Définit comme Aronien "de gauche" ? Kostas Papaioannou défile en faveur du Générale de Gaulle le 30 mai 68. Proche de Raymond Aron qui n'avait pas plus "raison" que Sartre, il participe à certaines publications "subventionnées" par le gouvernement Etatsunien et la CIA (p.130) ou clairement fondée par un militant d'extrême-droite (la revue Est & Ouest heritier du BEIPI fondé en 1949 par Georges Albertini ) (p. 136). Sans parler ici de la revue Contre Point.

Reduire le parcours de  Kostas Papaioannou à cela serait fort réducteur et lapidaire, mais à la fin des années 70 Kostas Papaioannou se retrouve avec tous les apostats du stalinisme universitaires au séminaire de la Ve section de l'EPHE (1) 

Le prix à payer certainement pour "publier" et défendre le camp de la "liberté" ? La naïveté n'a rien à faire dans cette histoire. L'anti-communisme a été un moment une des passerelles étranges, ceci jusqu'à l'ultra-gauche. 

Par exemple le Boris Souvarine qui dénonçait "la guerre civile en France" en 1968  (p.128), n'était plus, et depuis bien longtemps celui des années de la Critique Sociale. Il publiera néanmoins avec Kostas Papaioannou à la fin des années 70 quelques ouvrages et brochures aux éditons Champ Libre ou chez Spartacus. (2)

Rien d'important peut-être, puisqu'il s'agit ici de structures éditoriales marginales et essentiellement sous contrôle d'un individu et non de groupes liés au mouvement réel.

Jamais l'Internationalisme du troisième camp (3)  et clairement anti-stalinien n'est abordé dans le livre, alors qu'il a été porté par des structures comme L'Interntationnale Situtationniste ou Socialisme ou Barbarie (et bien d'autres). Positions que Kostas Papaioannou aurait peut-être pu aborder (en son temps) dans de possibles rapprochements avec Castoriadis ? Ou avec René Vienet ? (p.129).  
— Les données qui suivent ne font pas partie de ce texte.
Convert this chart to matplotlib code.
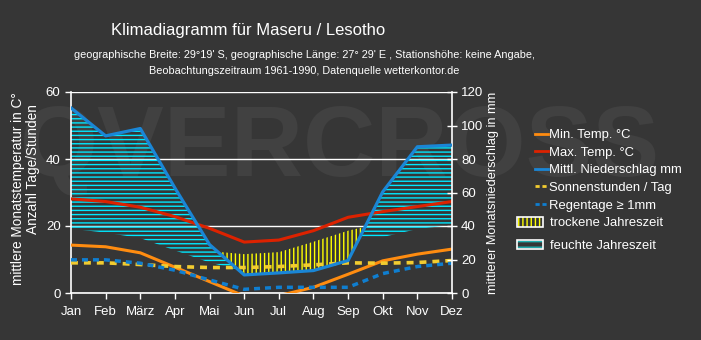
import numpy as np
import matplotlib
matplotlib.use("Agg")
import matplotlib.pyplot as plt
from matplotlib.lines import Line2D
from matplotlib.patches import Patch

plt.rcParams['font.family'] = ['Liberation Sans', 'DejaVu Sans']
plt.rcParams['hatch.linewidth'] = 1.0
plt.rcParams['lines.scale_dashes'] = False

# monthly values
months = ['Jan', 'Feb', 'März', 'Apr', 'Mai', 'Jun', 'Jul', 'Aug', 'Sep', 'Okt', 'Nov', 'Dez']
t_min = [14.3, 13.8, 12.0, 7.7, 3.4, -0.9, -0.8, 1.7, 5.6, 9.6, 11.6, 13.1]
t_max = [28.1, 27.3, 25.6, 22.8, 19.3, 15.2, 15.8, 18.6, 22.6, 24.3, 25.8, 27.3]
precip = [110.5, 93.8, 98.2, 62.7, 28.9, 10.8, 12.0, 13.4, 19.4, 60.4, 87.3, 88.3]
sun_hours = [9.0, 9.0, 8.5, 7.9, 7.6, 7.6, 7.9, 8.4, 9.0, 8.9, 9.1, 9.7]
rain_days = [9.9, 9.9, 8.9, 6.8, 3.9, 1.1, 1.7, 1.7, 1.7, 5.8, 7.9, 8.9]
# edges of the hatched seasons (in °C units), read from the hatching
wet_edge = [19.2, 18.0, 16.4, 12.7, 9.1, 6.5, 8.0, 12.0, 16.0, 16.7, 19.1, 20.3]
dry_edge = [20.0, 19.0, 17.0, 14.5, 12.5, 11.6, 12.2, 15.3, 18.6, 21.0, 22.0, 23.0]

BG = '#363636'
WHITE = '#ffffff'
C_MIN = '#ff8c10'
C_MAX = '#dd2200'
C_PREC = '#1a86d6'
C_SUN = '#f2cc30'
C_RAIN = '#0f7ed0'
C_WET = '#00e8ff'
C_DRY = '#ffff00'

fig = plt.figure(figsize=(7.01, 3.40), dpi=100, facecolor=BG)
ax = fig.add_axes([71 / 701, 1 - 293 / 340, 381 / 701, 201 / 340])
ax.set_facecolor('none')

# faint watermark, sized to span the chart width
wm = fig.text(340 / 701, 1 - 150 / 340, 'QVERCROSS', ha='center', va='center',
              fontsize=80, fontweight='bold', color='#414141', zorder=-5)
fig.canvas.draw()
w = wm.get_window_extent().width
wm.set_fontsize(80 * 640 / w)

x = np.arange(len(months))
p_half = np.array(precip) / 2.0
wet = np.array(wet_edge)
dry = np.array(dry_edge)

ax.fill_between(x, wet, p_half, where=p_half > wet, interpolate=True,
                facecolor='none', edgecolor=C_WET, hatch='----', linewidth=0, zorder=1)
ax.fill_between(x, p_half, dry, where=dry > p_half, interpolate=True,
                facecolor='none', edgecolor=C_DRY, hatch='||||', linewidth=0, zorder=1)

ax.plot(x, t_min, color=C_MIN, lw=2.2, zorder=3)
ax.plot(x, t_max, color=C_MAX, lw=2.2, zorder=3)
ax.plot(x, sun_hours, color=C_SUN, lw=2.6, dashes=(5, 4.3), zorder=4)
ax.plot(x, rain_days, color=C_RAIN, lw=2.5, dashes=(4.3, 3.6), zorder=4)

ax.set_xlim(0, 11)
ax.set_ylim(0, 60)
ax.set_yticks([0, 20, 40, 60])
ax.set_xticks(x)
ax.set_xticklabels(months)
ax.yaxis.grid(True, color=WHITE, lw=1.0)
ax.set_axisbelow(True)
for s in ['top', 'right']:
    ax.spines[s].set_visible(False)
for s in ['left', 'bottom']:
    ax.spines[s].set_color(WHITE)
    ax.spines[s].set_linewidth(1.2)
ax.tick_params(colors=WHITE, labelsize=9.5, length=4.5, width=1, pad=3)
ax.tick_params(axis='x', pad=5)

ax2 = ax.twinx()
ax2.plot(x, precip, color=C_PREC, lw=2.3, zorder=5)
ax2.set_ylim(0, 120)
ax2.set_yticks(range(0, 121, 20))
for s in ['top', 'left', 'bottom']:
    ax2.spines[s].set_visible(False)
ax2.spines['right'].set_color(WHITE)
ax2.spines['right'].set_linewidth(1.2)
ax2.tick_params(colors=WHITE, labelsize=9.5, direction='inout', length=7, width=1, pad=3)

# titles and axis labels
fig.text(248 / 701, 1 - 30 / 340, 'Klimadiagramm für Maseru / Lesotho',
         ha='center', va='center', fontsize=12, color=WHITE)
fig.text(304 / 701, 1 - 55 / 340,
         "geographische Breite: 29°19' S, geographische Länge: 27° 29' E , Stationshöhe: keine Angabe,",
         ha='center', va='center', fontsize=7.8, color=WHITE)
fig.text(304 / 701, 1 - 71 / 340, 'Beobachtungszeitraum 1961-1990, Datenquelle wetterkontor.de',
         ha='center', va='center', fontsize=7.8, color=WHITE)
fig.text(18 / 701, 1 - 189 / 340, 'mittlere Monatstemperatur in C°', rotation=90,
         ha='center', va='center', fontsize=9.8, color=WHITE)
fig.text(33 / 701, 1 - 169 / 340, 'Anzahl Tage/Stunden', rotation=90,
         ha='center', va='center', fontsize=9.8, color=WHITE)
fig.text(493 / 701, 1 - 193 / 340, 'mittlerer Monatsniederschlag in mm', rotation=90,
         ha='center', va='center', fontsize=9.2, color=WHITE)

# legends
line_handles = [
    Line2D([], [], color=C_MIN, lw=2),
    Line2D([], [], color=C_MAX, lw=2),
    Line2D([], [], color=C_PREC, lw=2),
    Line2D([], [], color=C_SUN, lw=2, dashes=(3, 2)),
    Line2D([], [], color=C_RAIN, lw=2, dashes=(3, 2)),
]
line_labels = ['Min. Temp. °C', 'Max. Temp. °C', 'Mittl. Niederschlag mm',
               'Sonnenstunden / Tag', 'Regentage ≥ 1mm']
fig.legend(line_handles, line_labels, loc='upper left',
           bbox_to_anchor=(535 / 701, 1 - 129 / 340), frameon=False,
           fontsize=9.4, handlelength=1.0, handletextpad=0.1,
           labelspacing=0.42, borderpad=0, borderaxespad=0, labelcolor=WHITE)

season_handles = [
    (Patch(facecolor='none', edgecolor=C_DRY, hatch='||||', lw=0),
     Patch(facecolor='none', edgecolor=WHITE, lw=1.2)),
    (Patch(facecolor='none', edgecolor='#20b0b0', hatch='---', lw=0),
     Patch(facecolor='none', edgecolor=WHITE, lw=1.2)),
]
fig.legend(season_handles, ['trockene Jahreszeit', 'feuchte Jahreszeit'],
           loc='upper left', bbox_to_anchor=(517 / 701, 1 - 217 / 340),
           frameon=False, fontsize=9.4, handlelength=2.0, handleheight=0.75,
           handletextpad=0.55, labelspacing=0.8, borderpad=0,
           borderaxespad=0, labelcolor=WHITE)

fig.savefig('out.png', dpi=100, facecolor=BG)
Mais peut-être ne s'agit finalement ici que d'une histoire qui relève du poids de la dette en amitiés et des voies de garages de la "marxologie", toute pertinente et riche de critiques qu'elle soit.


Notes.


(1) Ecole pratique des hautes études - Annie Kriegel, Alain Besançon, plus tard en compagnie de François Furet etc...
(2) Il sera peut-être un jour nécessaire de rompre avec les hagiographies, les histoires romancée pour ado attardés.




* Kostas Papaïoannou (1925-1981) : Les idées contre le néant de François Bordes. La Bibliothèques coll. Les Cosmopolites 2015. 172p.